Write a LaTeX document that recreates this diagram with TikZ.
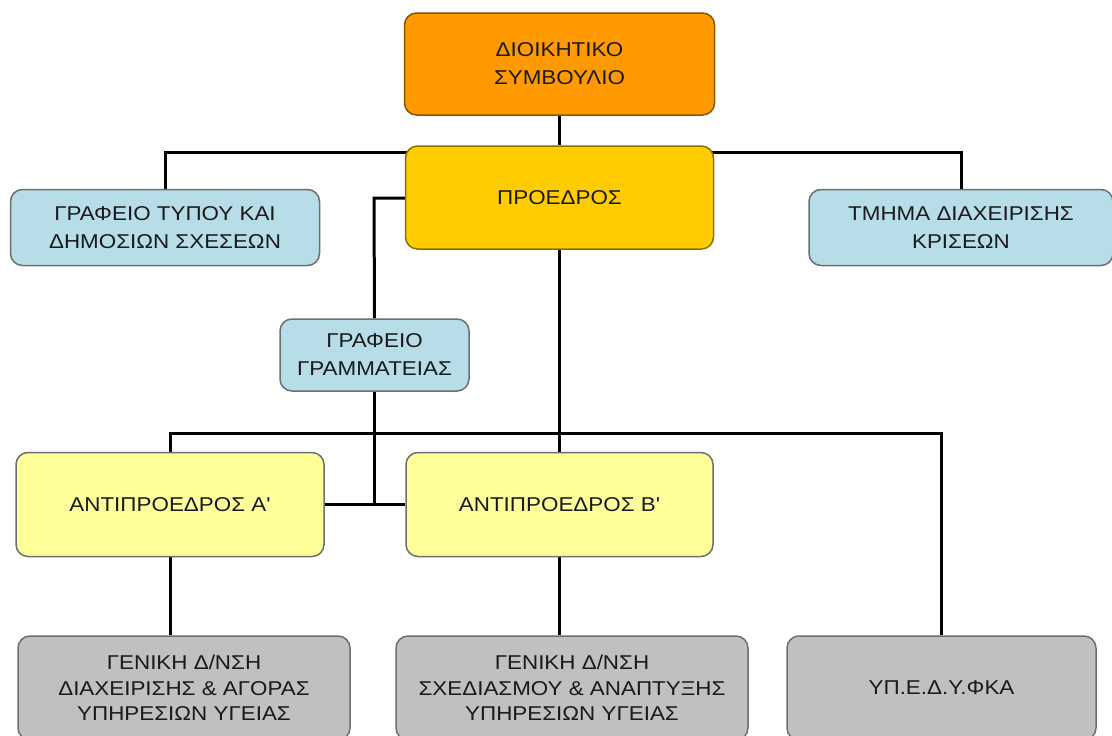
\documentclass[tikz,border=0pt]{standalone}
\usepackage{fontspec}
\setmainfont{Liberation Sans}[FakeStretch=1.12, Ligatures=TeXOff]
\definecolor{cOrange}{HTML}{FF9900}
\definecolor{cGold}{HTML}{FFCC00}
\definecolor{cBlue}{HTML}{B7DDE8}
\definecolor{cYellow}{HTML}{FFFF99}
\definecolor{cGray}{HTML}{C0C0C0}
\definecolor{cBorder}{HTML}{6E6E6E}
\definecolor{cText}{HTML}{1A1A1A}
\pgfdeclarelayer{conn}
\pgfsetlayers{conn,main}
\tikzset{
  box/.style={draw=cBorder, line width=1.5pt, rounded corners=12pt, align=center,
    inner sep=0pt, text=cText, font=\fontsize{20}{28}\selectfont},
  lowbox/.style={box, fill=cGray, minimum height=104pt, font=\fontsize{20}{25.5}\selectfont},
  conn/.style={draw=black, line width=3pt},
}
\begin{document}
\begin{tikzpicture}[x=1pt,y=-1pt]
\useasboundingbox (0,0) rectangle (1112,736);
\node[box, fill=cOrange, draw=cOrange!55!black, minimum width=310pt, minimum height=102pt] (bod) at (559.5,64) {ΔΙΟΙΚΗΤΙΚΟ\\ΣΥΜΒΟΥΛΙΟ};
\node[box, fill=cGold, draw=cGold!55!black, minimum width=308pt, minimum height=103pt] (pr) at (559.5,197.5) {ΠΡΟΕΔΡΟΣ};
\node[box, fill=cBlue, minimum width=309pt, minimum height=76pt] (gt) at (165,227.5) {ΓΡΑΦΕΙΟ ΤΥΠΟΥ ΚΑΙ\\ΔΗΜΟΣΙΩΝ ΣΧΕΣΕΩΝ};
\node[box, fill=cBlue, minimum width=304pt, minimum height=76pt] (tm) at (961,227.5) {ΤΜΗΜΑ ΔΙΑΧΕΙΡΙΣΗΣ\\ΚΡΙΣΕΩΝ};
\node[box, fill=cBlue, minimum width=189pt, minimum height=72pt] (gr) at (374.5,355) {ΓΡΑΦΕΙΟ\\ΓΡΑΜΜΑΤΕΙΑΣ};
\node[box, fill=cYellow, minimum width=308pt, minimum height=104pt] (aa) at (170,504.5) {ΑΝΤΙΠΡΟΕΔΡΟΣ Α'};
\node[box, fill=cYellow, minimum width=307pt, minimum height=104pt] (ab) at (559.5,504.5) {ΑΝΤΙΠΡΟΕΔΡΟΣ Β'};
\node[lowbox, minimum width=332pt] (g1) at (184,688) {ΓΕΝΙΚΗ Δ/ΝΣΗ\\ΔΙΑΧΕΙΡΙΣΗΣ \& ΑΓΟΡΑΣ\\ΥΠΗΡΕΣΙΩΝ ΥΓΕΙΑΣ};
\node[lowbox, minimum width=352pt] (g2) at (572,688) {ΓΕΝΙΚΗ Δ/ΝΣΗ\\ΣΧΕΔΙΑΣΜΟΥ \& ΑΝΑΠΤΥΞΗΣ\\ΥΠΗΡΕΣΙΩΝ ΥΓΕΙΑΣ};
\node[lowbox, minimum width=309pt] (yp) at (941.5,688) {ΥΠ.Ε.Δ.Υ.ΦΚΑ};
\coordinate (tbus) at (0,152);
\coordinate (sec) at (374,198);
\coordinate (bus) at (0,433);
\begin{pgfonlayer}{conn}
\fill[white] (0,0) rectangle (1112,736);
\draw[conn] (bod.south) -- (pr.north);
\draw[conn] (gt.north) -- (gt.north |- tbus) -- (tm.north |- tbus) -- (tm.north);
\draw[conn] (pr.west |- sec) -- (sec) -- (gr.north);
\draw[conn] (gr.south) -- (gr.south |- aa.east);
\draw[conn] (aa.east) -- (ab.west);
\draw[conn] (pr.south) -- (ab.north);
\draw[conn] (aa.north) -- (aa.north |- bus) -- (yp.north |- bus) -- (yp.north);
\draw[conn] (aa.south) -- (aa.south |- g1.north);
\draw[conn] (ab.south) -- (ab.south |- g2.north);
\end{pgfonlayer}
\end{tikzpicture}
\end{document}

The problem:
Return the whole listing, word for word, and leave out every picture.

Solution to this task:
Write a LaTeX document that recreates this diagram with TikZ.
\documentclass[tikz,border=0pt]{standalone}
\usepackage{fontspec}
\setmainfont{Liberation Sans}[FakeStretch=1.12, Ligatures=TeXOff]
\definecolor{cOrange}{HTML}{FF9900}
\definecolor{cGold}{HTML}{FFCC00}
\definecolor{cBlue}{HTML}{B7DDE8}
\definecolor{cYellow}{HTML}{FFFF99}
\definecolor{cGray}{HTML}{C0C0C0}
\definecolor{cBorder}{HTML}{6E6E6E}
\definecolor{cText}{HTML}{1A1A1A}
\pgfdeclarelayer{conn}
\pgfsetlayers{conn,main}
\tikzset{
  box/.style={draw=cBorder, line width=1.5pt, rounded corners=12pt, align=center,
    inner sep=0pt, text=cText, font=\fontsize{20}{28}\selectfont},
  lowbox/.style={box, fill=cGray, minimum height=104pt, font=\fontsize{20}{25.5}\selectfont},
  conn/.style={draw=black, line width=3pt},
}
\begin{document}
\begin{tikzpicture}[x=1pt,y=-1pt]
\useasboundingbox (0,0) rectangle (1112,736);
\node[box, fill=cOrange, draw=cOrange!55!black, minimum width=310pt, minimum height=102pt] (bod) at (559.5,64) {ΔΙΟΙΚΗΤΙΚΟ\\ΣΥΜΒΟΥΛΙΟ};
\node[box, fill=cGold, draw=cGold!55!black, minimum width=308pt, minimum height=103pt] (pr) at (559.5,197.5) {ΠΡΟΕΔΡΟΣ};
\node[box, fill=cBlue, minimum width=309pt, minimum height=76pt] (gt) at (165,227.5) {ΓΡΑΦΕΙΟ ΤΥΠΟΥ ΚΑΙ\\ΔΗΜΟΣΙΩΝ ΣΧΕΣΕΩΝ};
\node[box, fill=cBlue, minimum width=304pt, minimum height=76pt] (tm) at (961,227.5) {ΤΜΗΜΑ ΔΙΑΧΕΙΡΙΣΗΣ\\ΚΡΙΣΕΩΝ};
\node[box, fill=cBlue, minimum width=189pt, minimum height=72pt] (gr) at (374.5,355) {ΓΡΑΦΕΙΟ\\ΓΡΑΜΜΑΤΕΙΑΣ};
\node[box, fill=cYellow, minimum width=308pt, minimum height=104pt] (aa) at (170,504.5) {ΑΝΤΙΠΡΟΕΔΡΟΣ Α'};
\node[box, fill=cYellow, minimum width=307pt, minimum height=104pt] (ab) at (559.5,504.5) {ΑΝΤΙΠΡΟΕΔΡΟΣ Β'};
\node[lowbox, minimum width=332pt] (g1) at (184,688) {ΓΕΝΙΚΗ Δ/ΝΣΗ\\ΔΙΑΧΕΙΡΙΣΗΣ \& ΑΓΟΡΑΣ\\ΥΠΗΡΕΣΙΩΝ ΥΓΕΙΑΣ};
\node[lowbox, minimum width=352pt] (g2) at (572,688) {ΓΕΝΙΚΗ Δ/ΝΣΗ\\ΣΧΕΔΙΑΣΜΟΥ \& ΑΝΑΠΤΥΞΗΣ\\ΥΠΗΡΕΣΙΩΝ ΥΓΕΙΑΣ};
\node[lowbox, minimum width=309pt] (yp) at (941.5,688) {ΥΠ.Ε.Δ.Υ.ΦΚΑ};
\coordinate (tbus) at (0,152);
\coordinate (sec) at (374,198);
\coordinate (bus) at (0,433);
\begin{pgfonlayer}{conn}
\fill[white] (0,0) rectangle (1112,736);
\draw[conn] (bod.south) -- (pr.north);
\draw[conn] (gt.north) -- (gt.north |- tbus) -- (tm.north |- tbus) -- (tm.north);
\draw[conn] (pr.west |- sec) -- (sec) -- (gr.north);
\draw[conn] (gr.south) -- (gr.south |- aa.east);
\draw[conn] (aa.east) -- (ab.west);
\draw[conn] (pr.south) -- (ab.north);
\draw[conn] (aa.north) -- (aa.north |- bus) -- (yp.north |- bus) -- (yp.north);
\draw[conn] (aa.south) -- (aa.south |- g1.north);
\draw[conn] (ab.south) -- (ab.south |- g2.north);
\end{pgfonlayer}
\end{tikzpicture}
\end{document}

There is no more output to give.